La représentation des campagnes fut seulement admise, dans le principe, le 7 mars 1790 ; mais elle ne fut effective qu'à partir du 3 mai suivant, après un ultimatum des Franchimontois.

 Comme il y avait vingt-trois Bonnes villes, il y eut également vingt-trois districts ruraux, mais l'élection à ceux-ci n'eut lieu qu'en juin 1790, non sans parfois de sérieuses difficultés. Dans la Thudinie, le mouvement de revendication fut finalement étouffé par la contre-offensive des gros propriétaires terriens, en l'occur­rence les abbayes d'Aulne et de Lobbes

Dans le Pays de Franchimont, quelques protagonistes :

- Laurent François Dethier, avocat, bourgmestre de la ville de Theux en 1788, chef du parti opposé à la famille de Limbourg, fort imprégné des doctrines philosophiques françaises. Il convoqua le Congrès de Polleur et fut le représentant du marquisat de Franchimont à l'État Tiers.
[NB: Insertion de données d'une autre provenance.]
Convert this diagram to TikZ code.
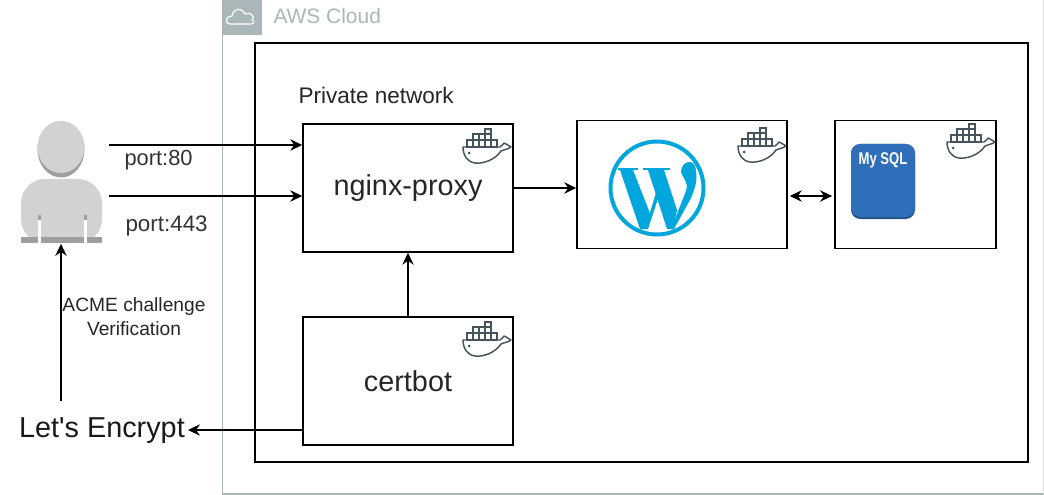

- Jean Guillaume Brixhe, (1758-1807), bourgmestre de Spa, notaire, secrétaire du Congrès de Polleur, suppléant de Dethier aux États, plus tard rédacteur du  Code de droit public des pays de Franchimont, Stavelot et Logne...  contenant tous les procès-verbaux du Congrès de Polleur.

  - L.N. Depresseux, ancien bourgmestre de Theux.

  - J.J. Fyon, maître des postes impériales, Bourgmestre de la ville de Verviers en 1779 et en 1789, colonel d'un des régiments liégeois qui allaient combattre contre les troupes exécutrices.

 

 

1 HARSIN, La Révolution liégeoise..., pp. 75-86.

2 HARSIN, La Révolution liégeoise..., pp. 87-92.

3 J. MEUNIER, Un acteur de la Révolution liégeoise, l'avocat L.F. Dethier (1757-1843), géologue et publiciste, [1ère partie], dans le Bulletin de la Société Verviétoise d'Archéologie et d'Histoire, t. 44, Verviers, 1957, p. 26.

4 HARSIN, La Révolution liégeoise..., pp. 93 sv.

5 HARSIN, La Révolution liégeoise..., pp. 95-100.